--- Start of Data provided ---

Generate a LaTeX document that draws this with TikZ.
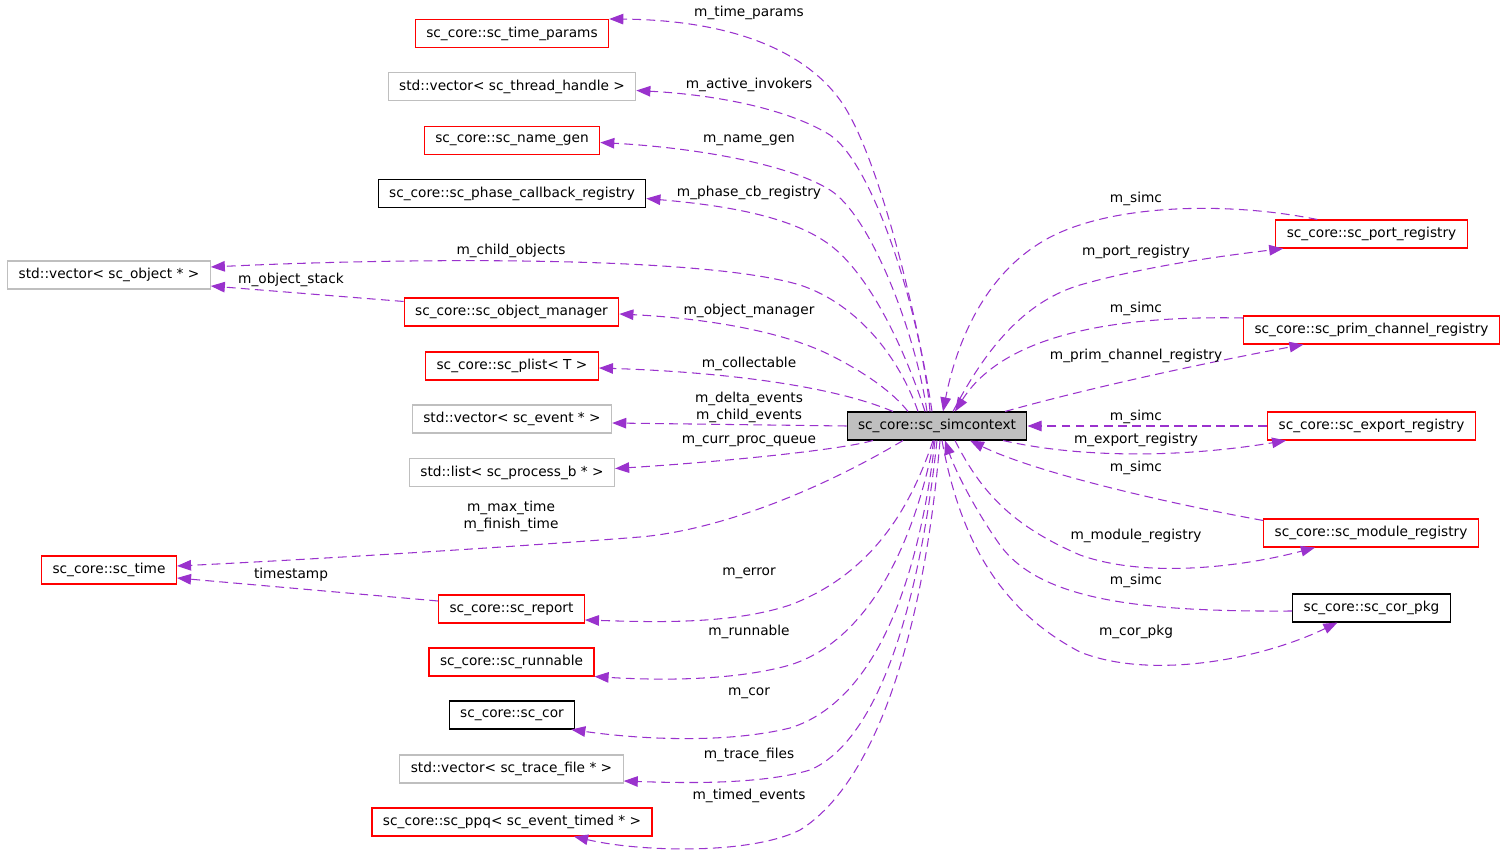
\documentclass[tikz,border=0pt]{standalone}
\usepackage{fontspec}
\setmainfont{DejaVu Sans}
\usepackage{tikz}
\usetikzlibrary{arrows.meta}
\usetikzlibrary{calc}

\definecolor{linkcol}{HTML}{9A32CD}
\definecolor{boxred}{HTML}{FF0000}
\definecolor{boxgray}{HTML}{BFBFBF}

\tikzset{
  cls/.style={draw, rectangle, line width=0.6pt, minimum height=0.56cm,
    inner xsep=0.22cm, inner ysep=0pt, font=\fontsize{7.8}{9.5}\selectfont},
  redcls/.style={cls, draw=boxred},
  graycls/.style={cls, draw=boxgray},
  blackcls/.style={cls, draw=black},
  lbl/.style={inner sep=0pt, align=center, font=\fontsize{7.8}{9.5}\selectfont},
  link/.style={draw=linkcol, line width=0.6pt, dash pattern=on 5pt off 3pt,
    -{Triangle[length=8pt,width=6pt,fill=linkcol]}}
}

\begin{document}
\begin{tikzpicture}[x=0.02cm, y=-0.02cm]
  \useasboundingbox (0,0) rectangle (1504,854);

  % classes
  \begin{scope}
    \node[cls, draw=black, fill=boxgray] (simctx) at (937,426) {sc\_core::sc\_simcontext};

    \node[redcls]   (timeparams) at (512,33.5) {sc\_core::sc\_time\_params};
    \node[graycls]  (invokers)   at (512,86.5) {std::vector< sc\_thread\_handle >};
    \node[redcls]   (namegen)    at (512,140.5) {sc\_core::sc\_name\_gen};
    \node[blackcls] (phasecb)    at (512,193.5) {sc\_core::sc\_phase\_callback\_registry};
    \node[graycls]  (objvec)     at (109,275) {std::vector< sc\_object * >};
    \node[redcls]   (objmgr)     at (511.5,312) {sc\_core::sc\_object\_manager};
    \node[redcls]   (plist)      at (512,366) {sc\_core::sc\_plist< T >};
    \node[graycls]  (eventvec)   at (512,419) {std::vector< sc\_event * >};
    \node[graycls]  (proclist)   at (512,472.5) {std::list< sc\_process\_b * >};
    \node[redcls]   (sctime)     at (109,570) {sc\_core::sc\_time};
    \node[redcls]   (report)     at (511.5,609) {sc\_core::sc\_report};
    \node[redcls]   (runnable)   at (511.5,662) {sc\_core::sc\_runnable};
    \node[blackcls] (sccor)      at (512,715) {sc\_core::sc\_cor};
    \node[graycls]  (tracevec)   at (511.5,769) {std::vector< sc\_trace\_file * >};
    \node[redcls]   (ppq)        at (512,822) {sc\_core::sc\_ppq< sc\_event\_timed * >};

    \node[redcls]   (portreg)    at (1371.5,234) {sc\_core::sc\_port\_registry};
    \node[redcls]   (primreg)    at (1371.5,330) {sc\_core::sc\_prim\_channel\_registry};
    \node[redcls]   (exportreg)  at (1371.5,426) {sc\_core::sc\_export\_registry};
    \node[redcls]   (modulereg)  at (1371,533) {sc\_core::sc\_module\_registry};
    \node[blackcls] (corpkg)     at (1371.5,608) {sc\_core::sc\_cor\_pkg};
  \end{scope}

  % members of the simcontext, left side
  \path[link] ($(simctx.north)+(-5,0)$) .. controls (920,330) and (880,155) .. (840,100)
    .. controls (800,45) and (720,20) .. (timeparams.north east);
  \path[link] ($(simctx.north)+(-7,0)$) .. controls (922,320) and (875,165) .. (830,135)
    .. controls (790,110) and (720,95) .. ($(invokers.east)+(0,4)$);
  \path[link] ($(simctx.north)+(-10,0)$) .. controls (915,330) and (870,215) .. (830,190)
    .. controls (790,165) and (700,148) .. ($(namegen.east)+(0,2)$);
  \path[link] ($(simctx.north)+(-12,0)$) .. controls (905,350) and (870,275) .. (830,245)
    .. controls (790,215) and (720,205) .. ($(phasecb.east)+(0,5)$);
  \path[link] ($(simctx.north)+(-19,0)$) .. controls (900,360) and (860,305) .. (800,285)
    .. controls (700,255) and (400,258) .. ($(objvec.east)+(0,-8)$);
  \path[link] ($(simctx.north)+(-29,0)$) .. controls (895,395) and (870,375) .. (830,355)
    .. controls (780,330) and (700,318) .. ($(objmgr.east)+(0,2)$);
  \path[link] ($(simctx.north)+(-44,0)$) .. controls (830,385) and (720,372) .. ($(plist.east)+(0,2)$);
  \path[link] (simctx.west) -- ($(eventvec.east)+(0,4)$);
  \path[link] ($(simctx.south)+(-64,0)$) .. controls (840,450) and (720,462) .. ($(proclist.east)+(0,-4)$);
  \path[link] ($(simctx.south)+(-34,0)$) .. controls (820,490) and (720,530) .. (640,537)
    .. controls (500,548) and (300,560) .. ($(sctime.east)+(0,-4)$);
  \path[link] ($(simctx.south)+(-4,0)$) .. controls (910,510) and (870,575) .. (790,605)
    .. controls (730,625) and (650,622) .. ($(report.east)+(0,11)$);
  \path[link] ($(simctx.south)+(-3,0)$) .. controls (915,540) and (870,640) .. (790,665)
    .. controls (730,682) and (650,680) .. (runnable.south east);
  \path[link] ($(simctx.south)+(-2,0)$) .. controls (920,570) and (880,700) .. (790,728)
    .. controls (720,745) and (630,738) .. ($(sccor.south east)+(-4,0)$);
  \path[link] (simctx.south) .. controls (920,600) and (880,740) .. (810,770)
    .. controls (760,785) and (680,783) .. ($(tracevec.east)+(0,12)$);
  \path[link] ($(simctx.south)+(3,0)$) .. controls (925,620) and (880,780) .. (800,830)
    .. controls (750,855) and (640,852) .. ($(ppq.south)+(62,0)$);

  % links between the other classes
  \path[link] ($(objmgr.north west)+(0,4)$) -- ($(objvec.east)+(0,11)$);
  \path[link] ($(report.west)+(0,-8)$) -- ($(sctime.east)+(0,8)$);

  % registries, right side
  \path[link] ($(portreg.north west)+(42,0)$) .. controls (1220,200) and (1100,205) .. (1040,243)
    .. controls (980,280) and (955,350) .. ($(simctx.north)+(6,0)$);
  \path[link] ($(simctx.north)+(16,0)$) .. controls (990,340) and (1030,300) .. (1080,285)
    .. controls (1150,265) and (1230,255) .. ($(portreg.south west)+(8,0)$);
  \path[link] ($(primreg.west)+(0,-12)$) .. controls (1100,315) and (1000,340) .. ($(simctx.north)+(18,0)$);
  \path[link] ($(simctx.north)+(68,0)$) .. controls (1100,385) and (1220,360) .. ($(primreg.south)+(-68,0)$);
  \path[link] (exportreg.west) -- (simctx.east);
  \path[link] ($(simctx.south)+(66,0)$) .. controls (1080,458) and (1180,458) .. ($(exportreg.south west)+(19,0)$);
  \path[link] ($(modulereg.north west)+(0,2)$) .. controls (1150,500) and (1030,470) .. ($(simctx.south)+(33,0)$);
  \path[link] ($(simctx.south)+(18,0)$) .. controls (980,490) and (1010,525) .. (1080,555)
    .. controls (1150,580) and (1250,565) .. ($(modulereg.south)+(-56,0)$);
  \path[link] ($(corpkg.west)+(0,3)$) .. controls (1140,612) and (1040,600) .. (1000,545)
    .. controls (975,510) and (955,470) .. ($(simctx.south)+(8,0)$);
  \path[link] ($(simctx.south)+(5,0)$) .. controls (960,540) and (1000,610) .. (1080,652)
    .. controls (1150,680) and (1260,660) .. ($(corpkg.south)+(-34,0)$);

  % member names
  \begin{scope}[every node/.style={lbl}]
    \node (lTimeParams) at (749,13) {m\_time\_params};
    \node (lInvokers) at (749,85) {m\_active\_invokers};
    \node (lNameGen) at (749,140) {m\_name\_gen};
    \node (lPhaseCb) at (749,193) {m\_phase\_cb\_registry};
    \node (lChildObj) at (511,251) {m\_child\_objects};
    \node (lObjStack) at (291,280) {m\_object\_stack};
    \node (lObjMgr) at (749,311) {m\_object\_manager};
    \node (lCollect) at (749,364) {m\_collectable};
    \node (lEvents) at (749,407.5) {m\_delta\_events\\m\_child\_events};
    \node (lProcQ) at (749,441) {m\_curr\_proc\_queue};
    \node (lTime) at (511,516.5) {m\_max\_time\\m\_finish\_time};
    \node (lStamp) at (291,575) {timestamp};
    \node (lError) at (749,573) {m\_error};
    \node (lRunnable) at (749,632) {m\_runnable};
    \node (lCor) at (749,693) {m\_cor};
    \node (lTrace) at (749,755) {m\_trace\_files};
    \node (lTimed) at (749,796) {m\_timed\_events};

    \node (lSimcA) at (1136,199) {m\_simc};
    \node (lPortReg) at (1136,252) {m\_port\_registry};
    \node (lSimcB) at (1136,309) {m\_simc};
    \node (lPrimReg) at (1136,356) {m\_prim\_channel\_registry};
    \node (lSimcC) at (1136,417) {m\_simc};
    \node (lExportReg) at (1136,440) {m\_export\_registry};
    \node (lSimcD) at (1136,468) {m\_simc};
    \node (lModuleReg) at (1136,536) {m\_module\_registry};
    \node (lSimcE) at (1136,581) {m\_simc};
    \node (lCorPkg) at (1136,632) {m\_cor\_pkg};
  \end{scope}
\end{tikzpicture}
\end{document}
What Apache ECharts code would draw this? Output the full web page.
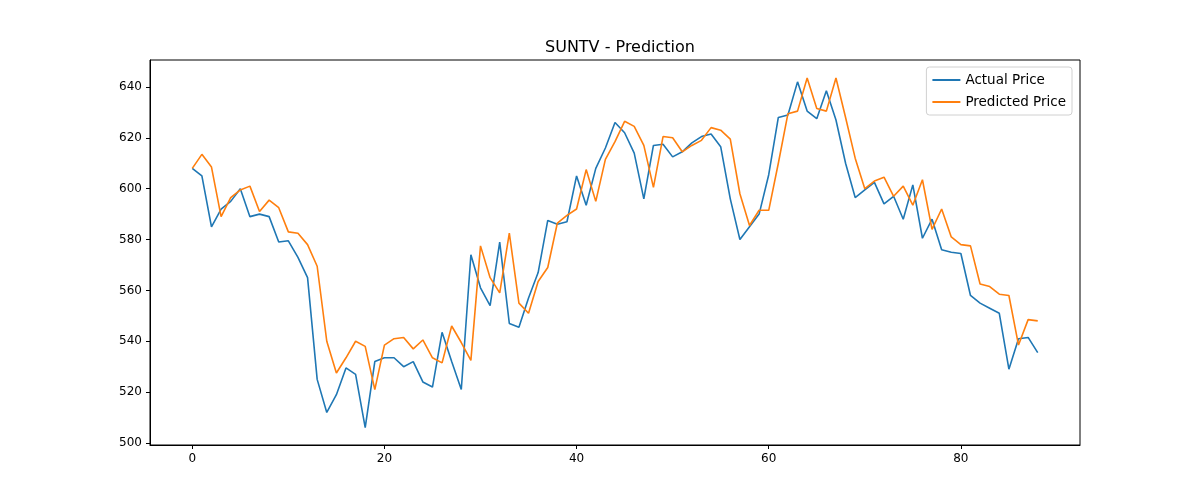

--- End of Data provided ---

## Job
Only the lines from the start of the records through the line containing "draw=black, fill=boxgray] (simctx)" should be repeated, word for word, with the pictures left out.

## The reply
Generate a LaTeX document that draws this with TikZ.
\documentclass[tikz,border=0pt]{standalone}
\usepackage{fontspec}
\setmainfont{DejaVu Sans}
\usepackage{tikz}
\usetikzlibrary{arrows.meta}
\usetikzlibrary{calc}

\definecolor{linkcol}{HTML}{9A32CD}
\definecolor{boxred}{HTML}{FF0000}
\definecolor{boxgray}{HTML}{BFBFBF}

\tikzset{
  cls/.style={draw, rectangle, line width=0.6pt, minimum height=0.56cm,
    inner xsep=0.22cm, inner ysep=0pt, font=\fontsize{7.8}{9.5}\selectfont},
  redcls/.style={cls, draw=boxred},
  graycls/.style={cls, draw=boxgray},
  blackcls/.style={cls, draw=black},
  lbl/.style={inner sep=0pt, align=center, font=\fontsize{7.8}{9.5}\selectfont},
  link/.style={draw=linkcol, line width=0.6pt, dash pattern=on 5pt off 3pt,
    -{Triangle[length=8pt,width=6pt,fill=linkcol]}}
}

\begin{document}
\begin{tikzpicture}[x=0.02cm, y=-0.02cm]
  \useasboundingbox (0,0) rectangle (1504,854);

  % classes
  \begin{scope}
    \node[cls, draw=black, fill=boxgray] (simctx) at (937,426) {sc\_core::sc\_simcontext};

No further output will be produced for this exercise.